In this post, I share my hands-on experience using Amazon Q Developer on GitHub.com. I tested how Q can handle code generation, review, and transformation workflows directly within GitHub Issues and Pull Requests. The goal? Streamlining feature development in modern development teams.
Introduction
Amazon Q Developer is AWS’s generative AI assistant designed to accelerate software development within GitHub.com and GitHub Enterprise Cloud. It aims to automate several routine but critical tasks — like writing code, reviewing pull requests, or modernising legacy Java — without leaving your GitHub workflow.
After seeing it announced, I was curious: Can a tool like this meaningfully reduce developer toil and improve software quality, or is it just another “AI helper” with a fancy wrapper?
Key Benefits
From my tests, the Amazon Q Developer app offers three powerful use cases:
-
Feature Development Agent
Automatically generates merge-ready code based on GitHub issue descriptions. Think “prompt engineering” but for source code — it reads your issue, replies, then creates a PR. -
Code Review Agent
Analyses pull requests to flag code quality and security issues. It provides inline comments with severity levels and suggestions. You can accept the changes, refine them, or request a code fix. -
Java Code Transformation Agent
This one’s more niche — it helps upgrade Java applications from Java 8 or 11 to 17, keeping compatibility in mind with minimal effort.
How it works: A walkthrough
Here’s the flow I tested:
Step 1: Create a GitHub Issue
I created a new issue on GitHub with the title “Security test” and the description:
“Please check all errors in the code. This product is for kids.”
📸 GitHub issue being created and assigned to Amazon Q

Step 2: Assign the Issue to Amazon Q
With one click on the “Assign to Amazon Q” button, the task is queued for processing. Q instantly comments to say it’s working on generating the code.
📸 Q Developer’s first response in the issue

Step 3: Code Review Automation
Once a pull request is created, Q automatically runs a code review. It flags risky code patterns (like undefined access in JS), suggests improvements, and adds severity tags.
📸 Inline review with warning, severity level, and description

Step 4: Fix Suggestions & Pull Request Creation
After the review, Q posts final comments and creates a PR with structured commits. You can review, merge or request improvements as usual.
📸 Summary of the pull request and deployment success

Bonus: JSON Error Handling Fix
I tested how Q handles specific bugs. I logged a known issue in JSON parsing.

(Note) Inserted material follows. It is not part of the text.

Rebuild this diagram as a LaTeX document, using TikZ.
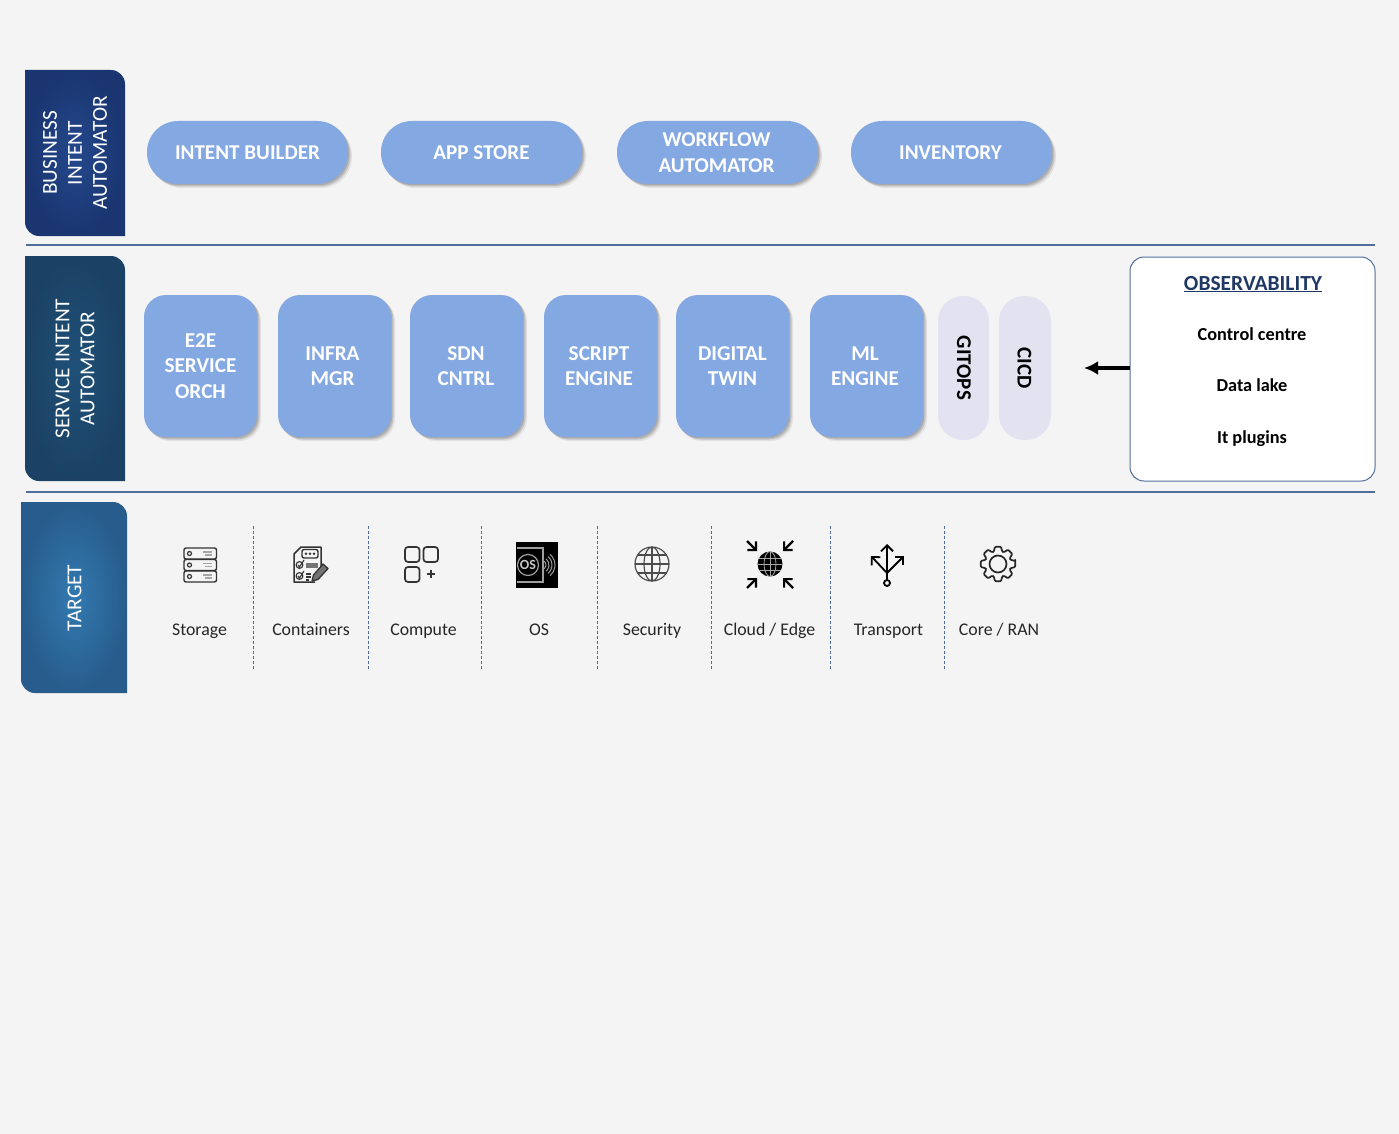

Q created a custom utility for structured logging (logJsonError), documented its reasoning, and opened the PR.
📸 Full context of the JSON fix pull request

Conclusions
Amazon Q Developer exceeded my expectations in some areas and revealed limitations in others:
👍 What impressed me:
- Seamless GitHub integration (no context switching)
- Code reviews are genuinely helpful for catching risky patterns
- Auto-PR generation works well for cleanly defined tasks
- Security and severity tagging in code comments
👎 What could be improved:
- Fix suggestions are sometimes missing or vague
- Works best with clearly worded issues (prompting matters!)
- Currently focused mostly on Java and JS — limited tech stack support
Final thoughts
Amazon Q Developer is more than a toy — it’s a serious assistant for engineering teams. If you write clear, actionable GitHub issues, Q can become a productive AI pair programmer that lives where developers already work.
As AI development accelerates, tools like this will change the shape of software engineering. The promise isn’t to replace developers, but to supercharge them — and Amazon Q feels like a solid first step in that direction.